INSTRUCTION
Omit every picture, and retype the lines that run from the beginning of the data below through the line containing "(10,12) -- (10,446);", inclusive.

DATASET EXTRACT
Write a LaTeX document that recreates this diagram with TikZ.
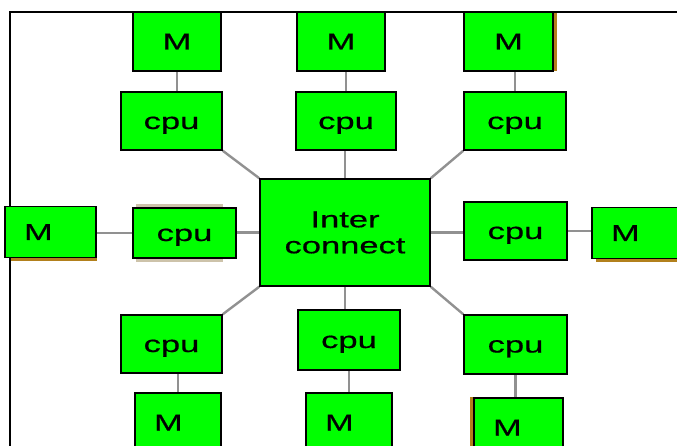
\documentclass[tikz,border=0pt]{standalone}
\usepackage{fontspec}
\newfontfamily\boxfont[FakeStretch=1.5,FakeBold=0.6]{Liberation Sans}
\usetikzlibrary{calc,backgrounds}
\definecolor{boxgreen}{RGB}{0,255,0}
\definecolor{wiregray}{RGB}{145,145,145}
\definecolor{rim}{RGB}{178,128,28}
\definecolor{ghost}{RGB}{205,195,170}
\tikzset{
  box/.style    ={draw=black, fill=boxgreen, line width=1.4pt, inner sep=0pt,
                  font=\boxfont\fontsize{23}{26}\selectfont,
                  text height=16pt, text depth=0pt},
  cpu/.style    ={box, minimum width=101pt, minimum height=58pt},
  mem/.style    ={box, minimum width=88pt, minimum height=59pt},
  memoff/.style ={box, align=left, inner xsep=19pt, text width=#1,
                  minimum height=59pt},
  hub/.style    ={box, align=center, text height=, text depth=,
                  minimum width=170pt, minimum height=107pt},
  wire/.style   ={draw=wiregray, line width=2.4pt},
  outline/.style={draw=black, line width=1.5pt},
}

\begin{document}
\begin{tikzpicture}[x=1pt,y=-1pt]
  \useasboundingbox (0,0) rectangle (677,446);
  \clip (0,0) rectangle (677,446);

  % outer frame
  \draw[outline] (677,12) -- (10,12) -- (10,446);

  % interconnect
  \node[hub] (ic) at (345,232.5) {Inter\\connect};

  % top row
  \node[mem] (mT1) at (177,41.5)  {M};
  \node[mem] (mT2) at (341,41.5)  {M};
  \node[mem, minimum width=89pt] (mT3) at (508.5,41.5) {M};
  \node[cpu] (cT1) at (171.5,121) {cpu};
  \node[cpu, minimum width=100pt] (cT2) at (346,121) {cpu};
  \node[cpu, minimum width=102pt] (cT3) at (515,121) {cpu};

  % middle row
  \node[memoff=53pt, minimum height=51pt] (mL) at (50.5,232) {M};
  \node[cpu, minimum width=103pt, minimum height=50pt] (cL) at (184.5,233) {cpu};
  \node[cpu, minimum width=103pt] (cR) at (515.5,231) {cpu};
  \node[memoff=53pt, minimum height=51pt] (mR) at (637.5,233) {M};

  % bottom row
  \node[cpu] (cB1) at (171.5,344) {cpu};
  \node[cpu, minimum width=102pt, minimum height=60pt] (cB2) at (349,340) {cpu};
  \node[cpu, minimum width=103pt, minimum height=59pt] (cB3) at (515.5,344.5) {cpu};
  \node[memoff=48pt] (mB1) at (178,422.5)   {M};
  \node[memoff=48pt] (mB2) at (349,422.5)   {M};
  \node[memoff=51pt] (mB3) at (518.5,427.5) {M};

  \begin{scope}[on background layer]
    % coloured rims behind some boxes
    \fill[rim] ($(mT3.north east)+(-1,1)$) rectangle ($(mT3.south east)+(3,-1)$);
    \fill[rim] ($(mL.south west)+(7,-1)$) rectangle ($(mL.south east)+(0,3)$);
    \fill[rim] ($(mR.south west)+(5,-1)$) rectangle ($(mR.south east)+(0,3)$);
    \fill[rim] ($(mB3.north west)+(-3,0)$) rectangle ($(mB3.south west)+(1,0)$);
    \fill[ghost] ($(cL.north west)+(4,-3)$) rectangle ($(cL.south east)+(-14,3)$);

    % memory links
    \draw[wire] (mT1.south) -- (mT1.south |- cT1.north);
    \draw[wire] (cT2.north) -- (cT2.north |- mT2.south);
    \draw[wire] (cT3.north) -- (cT3.north |- mT3.south);
    \draw[wire] (mB1.north) -- (mB1.north |- cB1.south);
    \draw[wire] (cB2.south) -- (cB2.south |- mB2.north);
    \draw[wire] (cB3.south) -- (cB3.south |- mB3.north);
    \draw[wire] (cL.west) -- (cL.west -| mL.east);
    \draw[wire] (cR.east) -- (cR.east -| mR.west);

    % cpu to interconnect
    \draw[wire] (ic.north) -- (ic.north |- cT2.south);
    \draw[wire] (ic.south) -- (ic.south |- cB2.north);
    \draw[wire] (ic.west) -- (ic.west -| cL.east);
    \draw[wire] (ic.east) -- (ic.east -| cR.west);
    \draw[wire] (cT1.south east) -- (ic.north west);
    \draw[wire] (cT3.south west) -- (ic.north east);
    \draw[wire] (cB1.north east) -- (ic.south west);
    \draw[wire] (cB3.north west) -- (ic.south east);
  \end{scope}
\end{tikzpicture}
\end{document}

WORKED SOLUTION
Write a LaTeX document that recreates this diagram with TikZ.
\documentclass[tikz,border=0pt]{standalone}
\usepackage{fontspec}
\newfontfamily\boxfont[FakeStretch=1.5,FakeBold=0.6]{Liberation Sans}
\usetikzlibrary{calc,backgrounds}
\definecolor{boxgreen}{RGB}{0,255,0}
\definecolor{wiregray}{RGB}{145,145,145}
\definecolor{rim}{RGB}{178,128,28}
\definecolor{ghost}{RGB}{205,195,170}
\tikzset{
  box/.style    ={draw=black, fill=boxgreen, line width=1.4pt, inner sep=0pt,
                  font=\boxfont\fontsize{23}{26}\selectfont,
                  text height=16pt, text depth=0pt},
  cpu/.style    ={box, minimum width=101pt, minimum height=58pt},
  mem/.style    ={box, minimum width=88pt, minimum height=59pt},
  memoff/.style ={box, align=left, inner xsep=19pt, text width=#1,
                  minimum height=59pt},
  hub/.style    ={box, align=center, text height=, text depth=,
                  minimum width=170pt, minimum height=107pt},
  wire/.style   ={draw=wiregray, line width=2.4pt},
  outline/.style={draw=black, line width=1.5pt},
}

\begin{document}
\begin{tikzpicture}[x=1pt,y=-1pt]
  \useasboundingbox (0,0) rectangle (677,446);
  \clip (0,0) rectangle (677,446);

  % outer frame
  \draw[outline] (677,12) -- (10,12) -- (10,446);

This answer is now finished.